Se la Corte allora manda assolti i boss, può darsi che non stia scrivendo una cattiva sentenza o una brutta pagina nella storia giudiziaria di questo paese, ma che tragga qualche inevitabile conclusione da un processo male impostato. Il cui impianto accusatorio, così dimidiato dall’assoluzione dei boss, non è detto che regga nei successivi gradi di giudizio. Se così fosse, il problema non sarebbe il giudice che assolve, ma l’accusa che si infila sempre più spesso per strade assai difficili da seguire per un tribunale.
Purtroppo, nel clima che si crea intorno a un certo tipo di processi, suona scandaloso ciò che invece sa anche l’ultimo praticante legale di uno studio forense: che si possono sbagliare atti e strategie processuali, modalità di incriminazione e capi di imputazione. Ma in un clima di eccezionalismo giudiziario nel quale si finisce immancabilmente per cadere, vuoi per precipitazione, vuoi per una pur comprensibile ansia di risultati, vuoi infine (e soprattutto) per il clamore mediatico di talune vicende, queste distinzioni finiscono con l’apparire inutili sottigliezze, vuote cavillazioni, astruse sofisticherie. Sono invece, nel diritto, l’essenziale. E segnalano un’esigenza reale, che sempre più spesso, sotto la pressione dell’opinione pubblica, viene accantonata. L’esigenza, dico, di evitare forzature, e processi francamente anomali, in cui elementi tattici, legati alla condotta delle parti nel dibattimento, vengono imprudentemente penalizzati. Alla caccia del reo, più che del reato.
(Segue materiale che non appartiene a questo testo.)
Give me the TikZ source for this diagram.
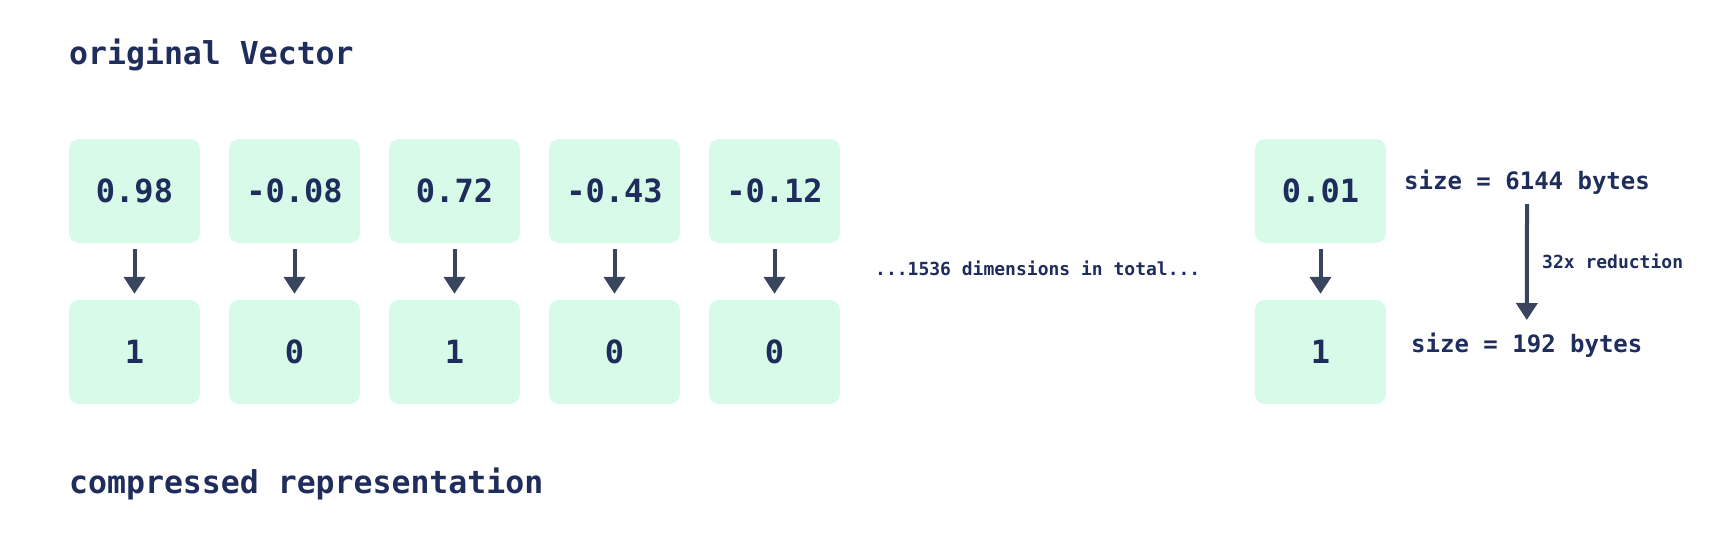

E poiché evidentemente il processo di Napoli alla libertà di parola – come lo ha chiamato Repubblica – non bastava, non ci siamo fatti mancare il processo alla scienza dell’Aquila, con l’intera Commissione Grandi Rischi condannata in primo grado. Lì però l’appello ha già fatto quello che potrebbe accadere in secondo grado anche a Napoli: ha assolto tutti. Ora, sarebbe sbrigativo commentare che il «non poteva non sapere» non funziona quasi mai, figuriamoci quando da prevedere sono i terremoti, ma in realtà non è nemmeno questo il punto: le imputazioni erano di diversa natura. Resta che però era diffusa grazie al clamore mediatico un’attesa di giustizia a senso unico, cioè nel senso esclusivo della condanna: quando la condanna non sopraggiunge, il contraccolpo in termini di delusione e frustrazione è inevitabile, in maniera del tutto indipendente dalla carte processuali.
È così, purtroppo: l’eccezionalismo giudiziario nasce a un parto con il sensazionalismo mediatico. Nasce con le gonfie mitologie dello sdegno, alla costruzione delle quali i commi e gli articoli del codice servono molto meno dei titoli di giornale. Ma, si sa, i titoli di giornale non li fa Saviano. E se a Roberto Saviano e a tutti noi non serve a nulla l’esito di un processo che manda assolti i boss, dubito che servano pure le ondate di sacrosanta indignazione che le assoluzioni sollevano: quando l’onda si ritira, si rischia soltanto di raccogliere i detriti di leggi e prassi piegate non a esigenze di giustizia, ma solo dal passaggio dell’onda. Facciamoli allora meglio, i processi, difendiamo Saviano e Capacchione, e calibriamo meglio i titoli dei giornali.